>> start Information shown

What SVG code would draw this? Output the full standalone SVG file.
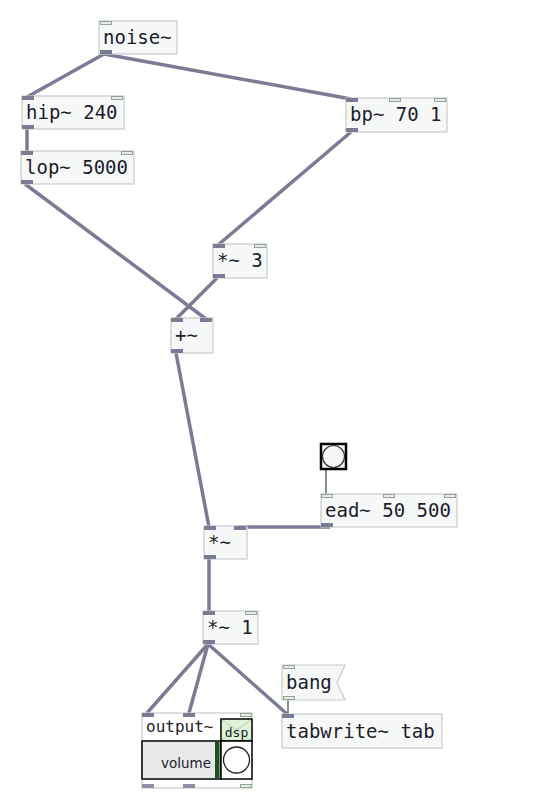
<svg xmlns="http://www.w3.org/2000/svg" width="540" height="802" viewBox="0 0 540 802">
<style>
.box{fill:#f6f8f8;stroke:#c6cbcb;stroke-width:1.2}
.t{font-family:"DejaVu Sans Mono","Liberation Mono",monospace;font-size:19px;fill:#1c1c2c}
.sig{fill:#7b7b93}
.ctl{fill:#e6ebe6;stroke:#95a395;stroke-width:1}
.wire{stroke:#7b7b93;stroke-width:3.5;fill:none;stroke-linecap:butt}
.cwire{stroke:#5f725f;stroke-width:1.5;fill:none}
</style>
<rect width="540" height="802" fill="#ffffff"/>
<g id="connectors">
<line class="wire" x1="104" y1="54" x2="27" y2="97"/>
<line class="wire" x1="104" y1="54" x2="351" y2="99"/>
<line class="wire" x1="27" y1="129" x2="27" y2="151"/>
<line class="wire" x1="25" y1="184" x2="206" y2="319"/>
<line class="wire" x1="351" y1="132" x2="218" y2="245"/>
<line class="wire" x1="217" y1="278" x2="176" y2="319"/>
<line class="wire" x1="176" y1="353" x2="209" y2="527"/>
<line class="wire" x1="330" y1="527" x2="238" y2="527"/>
<line class="wire" x1="209" y1="559" x2="209" y2="611"/>
<line class="wire" x1="208" y1="644" x2="147" y2="713"/>
<line class="wire" x1="208" y1="644" x2="189" y2="713"/>
<line class="wire" x1="208" y1="644" x2="287" y2="714"/>
<line class="cwire" x1="326" y1="470" x2="326" y2="494"/>
<line class="cwire" x1="288" y1="700" x2="288" y2="714"/>
</g>
<g id="noise">
<rect class="box" x="99" y="21" width="78" height="33"/>
<rect class="ctl" x="100.5" y="21.5" width="11" height="3"/>
<rect class="sig" x="100" y="50" width="12" height="4"/>
<text class="t" x="103" y="44">noise~</text>
</g>
<g id="hip">
<rect class="box" x="22" y="96" width="102" height="33"/>
<rect class="sig" x="22" y="96" width="12" height="4"/>
<rect class="ctl" x="111.5" y="96.5" width="11" height="3"/>
<rect class="sig" x="22" y="125" width="12" height="4"/>
<text class="t" x="26" y="119">hip~ 240</text>
</g>
<g id="lop">
<rect class="box" x="21" y="151" width="113" height="33"/>
<rect class="sig" x="21" y="151" width="12" height="4"/>
<rect class="ctl" x="121.5" y="151.5" width="11" height="3"/>
<rect class="sig" x="21" y="180" width="12" height="4"/>
<text class="t" x="25" y="174">lop~ 5000</text>
</g>
<g id="bp">
<rect class="box" x="346" y="98" width="101" height="34"/>
<rect class="sig" x="346" y="98" width="12" height="4"/>
<rect class="ctl" x="389.5" y="98.5" width="11" height="3"/>
<rect class="ctl" x="434.5" y="98.5" width="11" height="3"/>
<rect class="sig" x="346" y="128" width="12" height="4"/>
<text class="t" x="350" y="121">bp~ 70 1</text>
</g>
<g id="mul3">
<rect class="box" x="213" y="244" width="54" height="34"/>
<rect class="sig" x="213" y="244" width="12" height="4"/>
<rect class="ctl" x="254.5" y="244.5" width="11" height="3"/>
<rect class="sig" x="213" y="274" width="12" height="4"/>
<text class="t" x="217" y="267">*~ 3</text>
</g>
<g id="add">
<rect class="box" x="171" y="318" width="42" height="35"/>
<rect class="sig" x="171" y="318" width="12" height="4"/>
<rect class="sig" x="200" y="318" width="12" height="4"/>
<rect class="sig" x="171" y="349" width="12" height="4"/>
<text class="t" x="175" y="342">+~</text>
</g>
<g id="bng">
<rect x="321" y="444" width="25" height="25" fill="#ffffff" stroke="#000000" stroke-width="2.5"/>
<circle cx="333.5" cy="456.5" r="11" fill="#f6f6f6" stroke="#333333" stroke-width="1.2"/>
</g>
<g id="ead">
<rect class="box" x="321" y="494" width="136" height="33"/>
<rect class="ctl" x="321.5" y="494.5" width="11" height="3"/>
<rect class="ctl" x="383.5" y="494.5" width="11" height="3"/>
<rect class="ctl" x="444.5" y="494.5" width="11" height="3"/>
<rect class="sig" x="321" y="523" width="12" height="4"/>
<text class="t" x="325" y="517">ead~ 50 500</text>
</g>
<g id="mul">
<rect class="box" x="204" y="526" width="43" height="33"/>
<rect class="sig" x="204" y="526" width="12" height="4"/>
<rect class="sig" x="234" y="526" width="12" height="4"/>
<rect class="sig" x="204" y="555" width="12" height="4"/>
<text class="t" x="208" y="549">*~</text>
</g>
<g id="mul1">
<rect class="box" x="203" y="611" width="55" height="33"/>
<rect class="sig" x="203" y="611" width="12" height="4"/>
<rect class="ctl" x="245.5" y="611.5" width="11" height="3"/>
<rect class="sig" x="203" y="640" width="12" height="4"/>
<text class="t" x="207" y="634">*~ 1</text>
</g>
<g id="bangmsg">
<polygon points="282,665 345,665 337,683 345,700 282,700" fill="#f6f8f8" stroke="#c6cbcb" stroke-width="1.2"/>
<rect class="ctl" x="283.5" y="665.5" width="11" height="3"/>
<rect class="ctl" x="283.5" y="696.5" width="11" height="3"/>
<text class="t" x="286" y="689">bang</text>
</g>
<g id="tabwrite">
<rect class="box" x="282" y="714" width="160" height="34"/>
<rect class="sig" x="282" y="714" width="12" height="4"/>
<text class="t" x="286" y="738">tabwrite~ tab</text>
</g>
<g id="output">
<rect x="142" y="713" width="110" height="75" fill="#ffffff" stroke="#c6cbcb" stroke-width="1.2"/>
<text x="146" y="732" font-family="DejaVu Sans Mono, monospace" font-size="16" fill="#1c1c2c">output~</text>
<rect x="142" y="741" width="79" height="38" fill="#e8e8e8" stroke="#000000" stroke-width="1.5"/>
<rect x="215" y="742" width="4.5" height="36" fill="#1f4f1f"/>
<text x="211" y="768" text-anchor="end" font-family="DejaVu Sans, sans-serif" font-size="13.5" fill="#1c1c2c">volume</text>
<rect x="221" y="719" width="31" height="22" fill="#def4d6" stroke="#000000" stroke-width="1.5"/>
<line x1="222" y1="720" x2="251" y2="740" stroke="#b5ceb0" stroke-width="1"/>
<line x1="251" y1="720" x2="222" y2="740" stroke="#b5ceb0" stroke-width="1"/>
<text x="236.5" y="737" text-anchor="middle" font-family="DejaVu Sans Mono, monospace" font-size="13" fill="#1c1c2c">dsp</text>
<rect x="221" y="741" width="31" height="38" fill="#ffffff" stroke="#000000" stroke-width="1.5"/>
<circle cx="236.5" cy="760" r="13" fill="#ffffff" stroke="#222222" stroke-width="1.3"/>
<rect class="sig" x="142" y="713" width="12" height="4"/>
<rect class="sig" x="183" y="713" width="12" height="4"/>
<rect class="ctl" x="240.5" y="713.5" width="11" height="3"/>
<rect x="142" y="784" width="12" height="4" fill="#8e8ea4"/>
<rect x="183" y="784" width="12" height="4" fill="#8e8ea4"/>
<rect class="ctl" x="240.5" y="784.5" width="11" height="3"/>
</g>
</svg>
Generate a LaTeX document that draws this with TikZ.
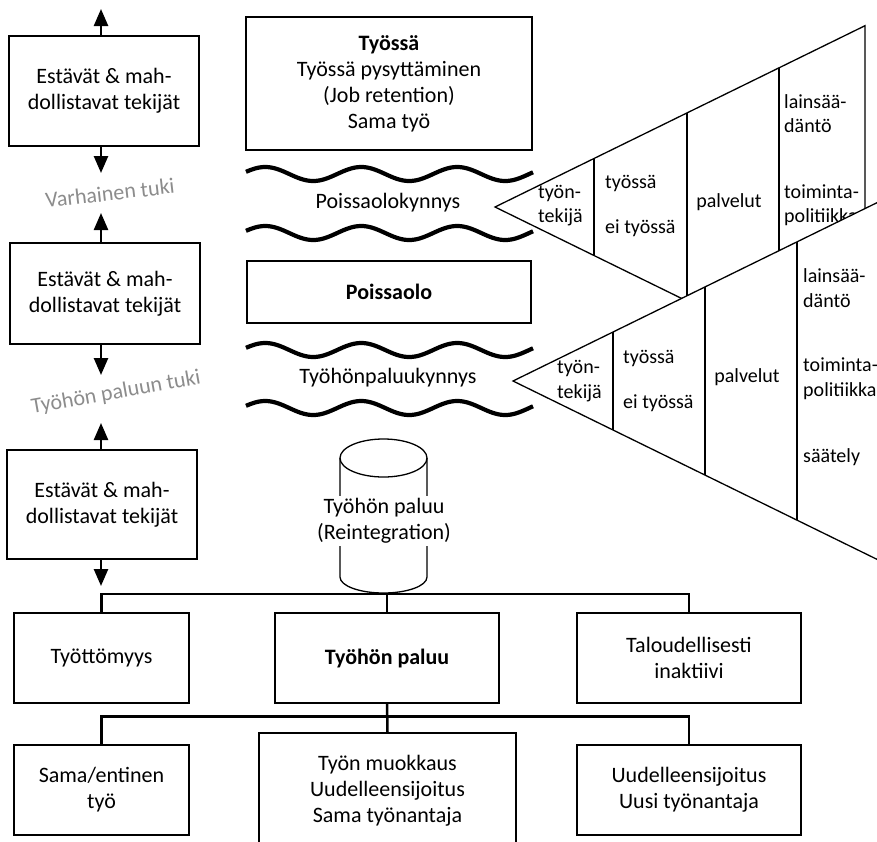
\documentclass[tikz,border=0pt]{standalone}
\usepackage{fontspec}
\setmainfont{Carlito}
\usetikzlibrary{arrows.meta,calc}
\begin{document}
\begin{tikzpicture}[x=1pt,y=-1pt,
  every node/.style={font=\fontsize{22}{26}\selectfont, inner sep=0pt},
  box/.style={draw, line width=1.5pt, align=center},
  tritext/.style={font=\fontsize{20}{24.5}\selectfont, align=left},
  arr/.style={line width=2.5pt, -{Triangle[width=14pt,length=17pt]}},
  bus/.style={line width=2.5pt},
  wave/.style={line width=4.2pt},
  hint/.style={text=black!45},
  triline/.style={line width=1.3pt, line join=miter}
]
\useasboundingbox (0,0) rectangle (877,841);
\clip (0,0) rectangle (877,841);

% ---------- left column: factors and support phases ----------
\node[box, minimum width=190pt, minimum height=110pt] (b1) at (104,91) {Estävät \& mah-\\dollistavat tekijät};
\node[box, minimum width=190pt, minimum height=101pt] (b2) at (105,293.5) {Estävät \& mah-\\dollistavat tekijät};
\node[box, minimum width=190pt, minimum height=109pt] (b3) at (102,504.5) {Estävät \& mah-\\dollistavat tekijät};

\coordinate (u1) at (101,9);
\coordinate (d1) at (101,173);
\coordinate (u2) at (101,213);
\coordinate (d2) at (101,375);
\coordinate (u3) at (101,423);
\coordinate (d3) at (101,586);
\draw[arr] (b1.north -| u1) -- (u1);
\draw[arr] (b1.south -| d1) -- (d1);
\draw[arr] (b2.north -| u2) -- (u2);
\draw[arr] (b2.south -| d2) -- (d2);
\draw[arr] (b3.north -| u3) -- (u3);
\draw[arr] (b3.south -| d3) -- (d3);

\node[hint, rotate=6.5] (varh) at (110,193) {Varhainen tuki};
\node[hint, rotate=10] (paluutuki) at (116,393) {Työhön paluun tuki};

% ---------- middle column: states and thresholds ----------
\node[box, minimum width=286pt, minimum height=133pt] (tyossa) at (389,83.5)
  {\textbf{Työssä}\\Työssä pysyttäminen\\(Job retention)\\Sama työ};

\draw[wave] plot[domain=246:533, samples=150] (\x, {174 - 7*cos(360*((\x-246)/96-0.2))});
\node (pk) at (388,203) {Poissaolokynnys};
\draw[wave] plot[domain=246:533, samples=150] (\x, {233 - 7*cos(360*((\x-246)/96-0.2))});

\node[box, minimum width=284pt, minimum height=62pt] (poissaolo) at (389,292) {\textbf{Poissaolo}};

\draw[wave] plot[domain=246:533, samples=150] (\x, {350 - 7*cos(360*((\x-246)/96-0.2))});
\node (tk) at (388,378) {Työhönpaluukynnys};
\draw[wave] plot[domain=246:533, samples=150] (\x, {408 - 7*cos(360*((\x-246)/96-0.2))});

% cylinder
\coordinate (cyltop) at (383.5,458);
\coordinate (cylbase) at (383.5,594);
\draw[triline] (cyltop) ellipse [x radius=43.5, y radius=19];
\draw[triline] (340,458) -- (340,577) arc[start angle=180, end angle=0, x radius=43.5, y radius=16] -- (427,458);
\node[fill=white, inner sep=2pt, align=center] (cyltext) at (384,521) {Työhön paluu\\(Reintegration)};

% ---------- outcomes ----------
\node[box, minimum width=175pt, minimum height=90pt] (tyott) at (101.5,658) {Työttömyys};
\node[box, minimum width=224pt, minimum height=90pt] (paluu) at (387,658) {\textbf{Työhön paluu}};
\node[box, minimum width=224pt, minimum height=90pt] (talous) at (689,658) {Taloudellisesti\\inaktiivi};

\node[box, minimum width=175pt, minimum height=90pt] (sama) at (101.5,790) {Sama/entinen\\työ};
\node[box, minimum width=257pt, minimum height=116pt] (muokkaus) at (387.5,791) {Työn muokkaus\\Uudelleensijoitus\\Sama työnantaja};
\node[box, minimum width=224pt, minimum height=90pt] (uusi) at (689,790) {Uudelleensijoitus\\Uusi työnantaja};

\draw[bus] (tyott.north) -- (tyott.north |- cylbase) -| (talous.north);
\draw[bus] (paluu.north |- cylbase) -- (paluu.north);
\draw[bus] (sama.north) -- ++(0,-28) -| (uusi.north);
\draw[bus] (paluu.south) -- (muokkaus.north);

% ---------- first wedge ----------
\draw[triline] (495,207) -- (865,25.7) -- (865,388.3) -- cycle;
\draw[triline] (594,158.5) -- (594,255.5);
\draw[triline] (687,112.9) -- (687,301.1);
\draw[triline] (779,67.8) -- (779,346.2);
\node[tritext, anchor=west] (t1a) at (538,205.5) {työn-\\tekijä};
\node[tritext, anchor=west] (t1b) at (605,183) {työssä};
\node[tritext, anchor=west] (t1c) at (605,228) {ei työssä};
\node[tritext] (t1d) at (729,202) {palvelut};
\node[tritext, anchor=west] (t1e) at (784,113.5) {lainsää-\\däntö};
\node[tritext, anchor=west] (t1f) at (784,205) {toiminta-\\politiikka};

% ---------- second wedge, laid over the first ----------
\draw[triline, fill=white] (513,381) -- (960,162) -- (960,600) -- cycle;
\draw[triline] (613,332) -- (613,430);
\draw[triline] (705,286.9) -- (705,475.1);
\draw[triline] (797,241.8) -- (797,520.2);
\node[tritext, anchor=west] (t2a) at (557,381) {työn-\\tekijä};
\node[tritext, anchor=west] (t2b) at (623,358) {työssä};
\node[tritext, anchor=west] (t2c) at (623,403) {ei työssä};
\node[tritext] (t2d) at (747,377) {palvelut};
\node[tritext, anchor=west] (t2e) at (803,288) {lainsää-\\däntö};
\node[tritext, anchor=west] (t2f) at (803,378.5) {toiminta-\\politiikka};
\node[tritext, anchor=west] (t2g) at (803,457) {säätely};
\end{tikzpicture}
\end{document}
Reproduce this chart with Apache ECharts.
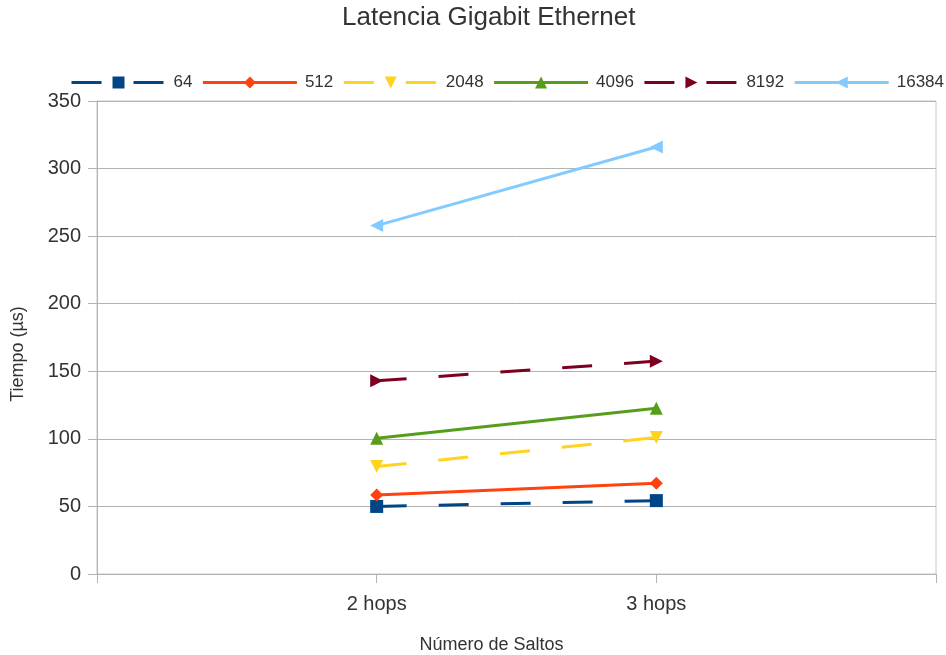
<!DOCTYPE html>
<html>
<head>
<meta charset="utf-8">
<script src="https://cdn.jsdelivr.net/npm/echarts@6/dist/echarts.min.js"></script>
<style>
  html, body { margin: 0; padding: 0; background: #ffffff; }
  #chart { width: 946px; height: 655px; }
</style>
</head>
<body>
<div id="chart"></div>
<script>
// Hop counts on the x axis (padded with empty slots at both ends)
const categories = ['', '2 hops', '3 hops', ''];

// Latency (µs) per packet size, for 2 and 3 hops
const lat64    = [null, 50.0, 54.3, null];
const lat512   = [null, 58.5, 67.2, null];
const lat2048  = [null, 79.5, 101.0, null];
const lat4096  = [null, 100.5, 122.7, null];
const lat8192  = [null, 143.0, 157.5, null];
const lat16384 = [null, 257.8, 316.0, null];

const seriesNames = ['64', '512', '2048', '4096', '8192', '16384'];
const seriesData = [lat64, lat512, lat2048, lat4096, lat8192, lat16384];

const colors = ['#004586', '#ff420e', '#ffd320', '#579d1c', '#7e0021', '#83caff'];
const symbols = ['rect', 'diamond', 'triangle', 'triangle', 'triangle', 'triangle'];
const rotations = [0, 0, 180, 0, -90, 90];
const dashed = [true, false, true, false, true, false];

const FONT = '"Liberation Sans", Arial, sans-serif';

const chart = echarts.init(document.getElementById('chart'), null, { renderer: 'canvas' });

const series = seriesNames.map((name, i) => ({
  name: name,
  type: 'line',
  data: seriesData[i],
  color: colors[i],
  symbol: symbols[i],
  symbolSize: 13,
  symbolRotate: rotations[i],
  showAllSymbol: true,
  connectNulls: false,
  lineStyle: {
    width: 3,
    color: colors[i],
    type: dashed[i] ? [30, 32] : 'solid'
  },
  itemStyle: { color: colors[i] },
  emphasis: { disabled: true },
  animation: false
}));

chart.setOption({
  backgroundColor: '#ffffff',
  animation: false,
  textStyle: { fontFamily: FONT },
  title: {
    text: 'Latencia Gigabit Ethernet',
    left: 342,
    top: 5,
    padding: 0,
    textStyle: { fontFamily: FONT, fontSize: 26, fontWeight: 'normal', color: '#333333' }
  },
  legend: {
    data: seriesNames,
    left: 70,
    top: 74,
    width: 900,
    padding: 0,
    itemWidth: 94,
    itemHeight: 15,
    itemGap: 9,
    selectedMode: false,
    lineStyle: { width: 3 },
    textStyle: { fontFamily: FONT, fontSize: 17, color: '#333333', padding: [0, 0, 0, 3] }
  },
  grid: {
    left: 97,
    right: 10,
    top: 101,
    bottom: 81,
    outerBoundsMode: 'none',
    containLabel: false,
    show: true,
    borderColor: '#c8c8c8',
    borderWidth: 1
  },
  xAxis: {
    type: 'category',
    data: categories,
    boundaryGap: false,
    name: 'Número de Saltos',
    nameLocation: 'middle',
    nameGap: 62,
    nameTextStyle: { fontFamily: FONT, fontSize: 18, color: '#333333', padding: [0, 50, 0, 0] },
    axisLine: { lineStyle: { color: '#b3b3b3', width: 1 } },
    axisTick: { show: true, length: 9, lineStyle: { color: '#b3b3b3' } },
    axisLabel: { fontFamily: FONT, fontSize: 20, color: '#333333', margin: 20 },
    splitLine: { show: false }
  },
  yAxis: {
    type: 'value',
    min: 0,
    max: 350,
    interval: 50,
    name: 'Tiempo (µs)',
    nameLocation: 'middle',
    nameGap: 70,
    nameTextStyle: { fontFamily: FONT, fontSize: 18, color: '#333333', padding: [0, 33, 0, 0] },
    axisLine: { show: true, lineStyle: { color: '#b3b3b3', width: 1 } },
    axisTick: { show: true, length: 9, lineStyle: { color: '#b3b3b3' } },
    axisLabel: { fontFamily: FONT, fontSize: 20, color: '#333333', margin: 16 },
    splitLine: { show: true, lineStyle: { color: '#b3b3b3', width: 1 } }
  },
  series: series
});
</script>
</body>
</html>
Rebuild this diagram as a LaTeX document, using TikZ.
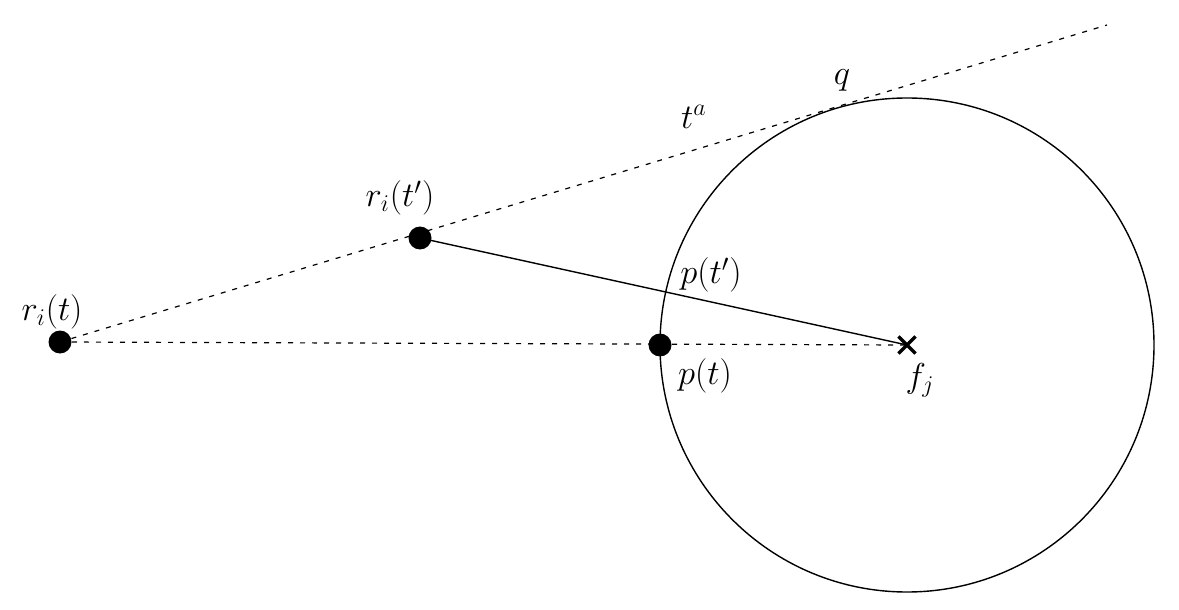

>> end Information shown

• Short task:
Give back exactly the lines from the one containing "Generate a LaTeX" to the one containing "width=190pt, minimum height=109pt]", both included, and no pictures.

• Reply:
Generate a LaTeX document that draws this with TikZ.
\documentclass[tikz,border=0pt]{standalone}
\usepackage{fontspec}
\setmainfont{Carlito}
\usetikzlibrary{arrows.meta,calc}
\begin{document}
\begin{tikzpicture}[x=1pt,y=-1pt,
  every node/.style={font=\fontsize{22}{26}\selectfont, inner sep=0pt},
  box/.style={draw, line width=1.5pt, align=center},
  tritext/.style={font=\fontsize{20}{24.5}\selectfont, align=left},
  arr/.style={line width=2.5pt, -{Triangle[width=14pt,length=17pt]}},
  bus/.style={line width=2.5pt},
  wave/.style={line width=4.2pt},
  hint/.style={text=black!45},
  triline/.style={line width=1.3pt, line join=miter}
]
\useasboundingbox (0,0) rectangle (877,841);
\clip (0,0) rectangle (877,841);

% ---------- left column: factors and support phases ----------
\node[box, minimum width=190pt, minimum height=110pt] (b1) at (104,91) {Estävät \& mah-\\dollistavat tekijät};
\node[box, minimum width=190pt, minimum height=101pt] (b2) at (105,293.5) {Estävät \& mah-\\dollistavat tekijät};
\node[box, minimum width=190pt, minimum height=109pt] (b3) at (102,504.5) {Estävät \& mah-\\dollistavat tekijät};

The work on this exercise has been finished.